After less than two minutes, the bread had risen inside the skillet and looked almost set, so I put the skillet under the broiler to finish, and that turned out to be the magic touch. The crust of the bread rose and smoothed itself, then browned nicely in a couple of minutes. Out from under the broiler, the loaf looked awesome; tight, smooth and nicely browned. I turned it out from the skillet and let it rest on the counter. From outward appearances, it appeared I had just made legit bread in like five minutes. I don't know if I could get as nice a finish by doing the loaf start-to-finish in the oven, but I suppose that's my next experiment. Nah, who am I kidding. If I can make legit bread in like five minutes this way, I'm going to keep doing it this way. Regular bread goes in the oven, this is for when I'm out of bread.
The proof is in the eating, and this bread was terrific. The butter in the mix kept the crumb moist and soft, but the bread had a nice sponge that held together when dunked in soup, and behaved basically like legit bread. The flavor was nice, sweet and slightly eggy, like challah bread or brioche, but I detected none of the creepy chemical quality I was worried about and fuck me, this was great news. I invented a bread. Now I know how Tesla felt when he first drew lighting out of one of his contraptions. Or Thomas Edison. Or Alexander Graham Bell. Or the first guy to do a pick slide to start a solo. Après moi, le déluge de pain frais de la skillet vert.
I was prepared for the bread to fail, but was relieved it had not. Had it failed, my next experiment would have been to try separating the eggs and beating the whites to a foam first, then making a thinner batter with the other ingredients and folding it into the whites, making the lift come from the meringue in the manner of a genoise or other sponge cake. I didn't do that initially because cake crumb is not as stable as bread, and I wanted to avoid making a fall-apart mock-bread.
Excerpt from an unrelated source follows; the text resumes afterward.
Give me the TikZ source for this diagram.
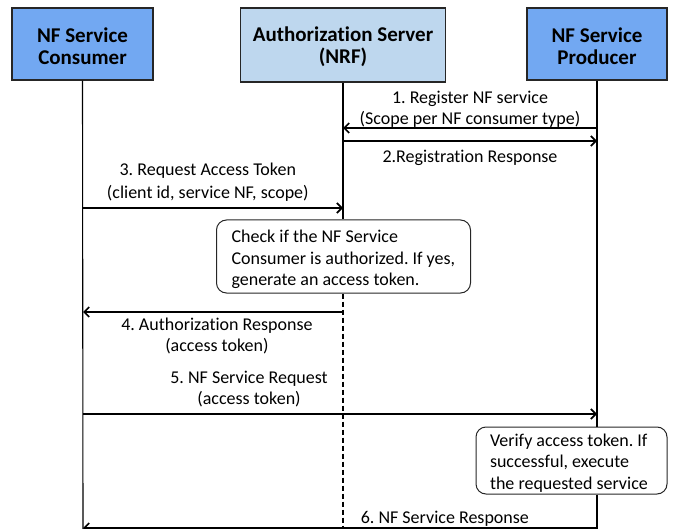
\documentclass[tikz,border=0pt]{standalone}
\usepackage{fontspec}
\setmainfont{Carlito}[RawFeature=-liga]
\usetikzlibrary{arrows.meta,positioning}

\definecolor{nfblue}{RGB}{114,168,242}
\definecolor{nrfblue}{RGB}{190,215,238}
\newcommand\topgap{\rule{0pt}{19pt}}

\begin{document}
\frenchspacing
\begin{tikzpicture}[x=1pt,y=-1pt,>={Straight Barb[length=5pt,width=10pt]},
        actor/.style={draw=black!85,line width=1.2pt,minimum width=141pt,
          minimum height=72pt,align=center,
          font=\fontsize{21}{22}\selectfont\bfseries},
        note/.style={draw=black!85,line width=1pt,rounded corners=10pt,
          align=left,inner sep=0pt,font=\fontsize{18}{21.5}\selectfont},
        lbl/.style={font=\fontsize{18}{21.5}\selectfont,align=center,inner sep=1pt},
        msg/.style={->,line width=1.7pt},
        life/.style={line width=1.1pt}]

  \useasboundingbox (0,0) rectangle (677,529);

  \node[actor,fill=nfblue] (cons) at (82.5,44) {\topgap NF Service\\Consumer};
  \node[actor,fill=nrfblue,minimum width=205pt,minimum height=74pt] (nrf) at (343,45)
        {\topgap Authorization Server\\(NRF)};
  \node[actor,fill=nfblue,minimum width=140pt] (prod) at (597,44) {\topgap NF Service\\Producer};

  \node[note] (check) at (343.5,256.5)
        {\parbox[c][73pt][c]{254pt}{\leftskip=15pt\vspace*{6pt}Check if the NF Service\\Consumer is authorized. If yes,\\generate an access token.}};
  \node[note] (verify) at (571.5,460.5)
        {\parbox[c][67pt][c]{191pt}{\leftskip=14pt\vspace*{5pt}Verify access token. If\\successful, execute\\the requested service}};

  % lifelines
  \coordinate (consend) at (83,529);
  \coordinate (nrfend) at (343,529);
  \coordinate (prodend) at (597,529);
  \draw[life] (cons.south) -- (consend);
  \draw[life] (nrf.south) -- (check.north -| nrf);
  \draw[life,dashed,dash pattern=on 5pt off 3pt] (check.south -| nrf) -- (nrfend);
  \draw[life] (prod.south) -- (verify.north -| prod);
  \draw[life] (verify.south -| prod) -- (prodend);

  % messages
  \coordinate (p1) at (597,128);  \coordinate (n1) at (343,128);
  \coordinate (n2) at (343,141);  \coordinate (p2) at (597,141);
  \coordinate (c3) at (83,208);   \coordinate (n3) at (343,208);
  \coordinate (n4) at (343,312);  \coordinate (c4) at (83,312);
  \coordinate (c5) at (83,414);   \coordinate (p5) at (597,414);
  \coordinate (p6) at (597,528);  \coordinate (c6) at (83,528);

  \path (p1) edge[msg] node[lbl,above,yshift=-1.5pt] {1. Register NF service\\(Scope per NF consumer type)} (n1)
        (n2) edge[msg] node[lbl,below,yshift=-7pt] {2.Registration Response} (p2)
        (c3) edge[msg] node[lbl,above,pos=0.48,yshift=4.5pt,font=\fontsize{18}{23}\selectfont] {3. Request Access Token\\(client id, service NF, scope)} (n3)
        (n4) edge[msg] node[lbl,below,pos=0.485,yshift=-4pt] {4. Authorization Response\\(access token)} (c4)
        (c5) edge[msg] node[lbl,above,pos=0.323,yshift=5pt,font=\fontsize{18}{21}\selectfont] {5. NF Service Request\\(access token)} (p5)
        (p6) edge[msg] node[lbl,above,pos=0.296] {6. NF Service Response} (c6);

\end{tikzpicture}
\end{document}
I wanted legit bread.
Emboldened by the success of the skillet bread, I have begun using it for other purposes. The other day H-Bomb (I still call her H-Bomb sometimes, she hates it) wanted a sandwich but guess what no bread. Guess again, pow! five minutes to bread. She only wanted one sandwich, and a full skillet would be too much bread, so I scaled everything back, one egg, one blop of yogurt, smaller pinches of everything I pinched in before, half as much bread flour, and I used a pastry ring inside the skillet to confine the dough and shape the little loaf into a bun**** suitable for sandwich duty. Everything in the bread is scalable. I could probably make a whole sandwich loaf like this.***** (vg)
* Muffin Duty
is unfortunately also the name of a series of pornographic films made prior to the Brazilian wax epidemic that embaldened the collective pubis of the adult entertainment industry sometime in early 2006.
** "Form the Crumb," the side-long improv piece on Matching Mole's unreleased third album.
*** New from EA Games, Full Bread Duty
, a first-person baker with mass online multibaker features. Epic chat.
**** Into a Bun
also a porn franchise, but you probably guessed that.